The Casey Foundation’s role has centered on helping residents protect their interests during the redevelopment. We’ve learned that if people are involved from the outset and their voices are listened to carefully and respectfully, we can find a better approach to redevelopment, one that makes communities stronger for kids and families.

This better approach to “responsible redevelopment” involves:

  • Creating real choices and opportunities for residents;
  • Developing new partnerships so that the community has a more viable future; and
  • Investing by public and private partners for the benefit of residents in the community.

This website provides a brief overview of the project’s goals, strategies, and results to date. It will be updated with new reports and products by the Casey Foundation detailing the East Baltimore Revitalization Initiative’s work and lessons.

A Brief Overview of East Baltimore

From their origins in the late 19th century through the 1960s, the many distinct neighborhoods of East Baltimore were bustling working-class communities.
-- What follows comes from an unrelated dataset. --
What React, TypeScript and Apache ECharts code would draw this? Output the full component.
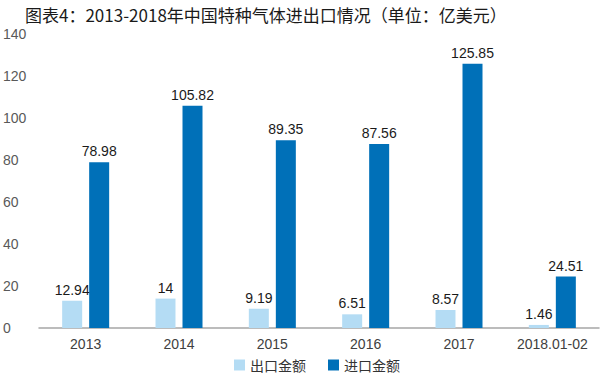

However, beginning in the 1960s, these neighborhoods, like many others in the city, were devastated by a “perfect storm” of crippling trends and tragic events—the dramatic loss of manufacturing jobs and tax base; the ruinous riots of 1967 and 1968; the exodus of first white, then African-American, middle-class families; the sequential epidemics of heroin, crack cocaine, and HIV; the intensified crime and gang activity that fed and feasted off of the drug trade; and the activities of slumlords, property flippers, and predatory lenders. The end result has been an ever-deepening cycle of disinvestment and decline.

No community in East Baltimore was harder hit than the neighborhood called Middle East. Although it was located immediately to the north of the campus of the world-renowned Johns Hopkins Institutions, Middle East was one of Baltimore’s toughest neighborhoods by any measure. According to the 2000 census, it was the city’s second poorest neighborhood with a median household income of $14,900, less than half the city’s median household income. Fewer than half of the community’s working-age adults were in the labor force, and more than one-third of households had incomes below the poverty level. In 2000, the vacancy rate was five times that of Baltimore City and many of the occupied units were in very poor condition.  The median sales price of a home was $28,000—less than half the median for the city. The rates for crime and for domestic violence in Middle East were nearly double those for the city as a whole, and the incidence of child abuse and lead poisoning were among the highest in Baltimore.

But the residents of Middle East were also tough in a positive sense. Despite the distressed conditions, many residents retained a deep and abiding attachment to their neighborhood and each other. A significant share of Middle East residents were longstanding homeowners and many renters had resided in the community for a long time.

Over the past few decades, several efforts sought to arrest and reverse the downward trajectory of Middle East and other East Baltimore communities through incremental, scattered-site approaches to revitalization. These attempts, however, proved inadequate to stem the worsening living conditions and led city leaders to consider a wholesale redevelopment effort that would use the city’s powers of eminent domain to acquire, demolish, and rebuild large numbers of severely distressed properties all at once.

This rethinking led to the East Baltimore Revitalization Initiative. First announced by then-Mayor Martin O’Malley in early 2001, the plan envisioned a project costing more than $1 billion to acquire and demolish hundreds of homes in the Middle East neighborhood, relocate several hundred households, and create a renewed 88-acre community featuring research facilities for life sciences and biotechnology, retail development, and housing. In sum, the plan aspired to replicate the outcome of efforts that had recently strengthened other Baltimore neighborhoods.

In 2002, Mayor O’Malley, Joseph Haskins, President and CEO of Harbor Bank (the oldest and largest minority-owned bank in Maryland), and leaders of Johns Hopkins sought support from the Annie E. Casey Foundation for the East Baltimore project.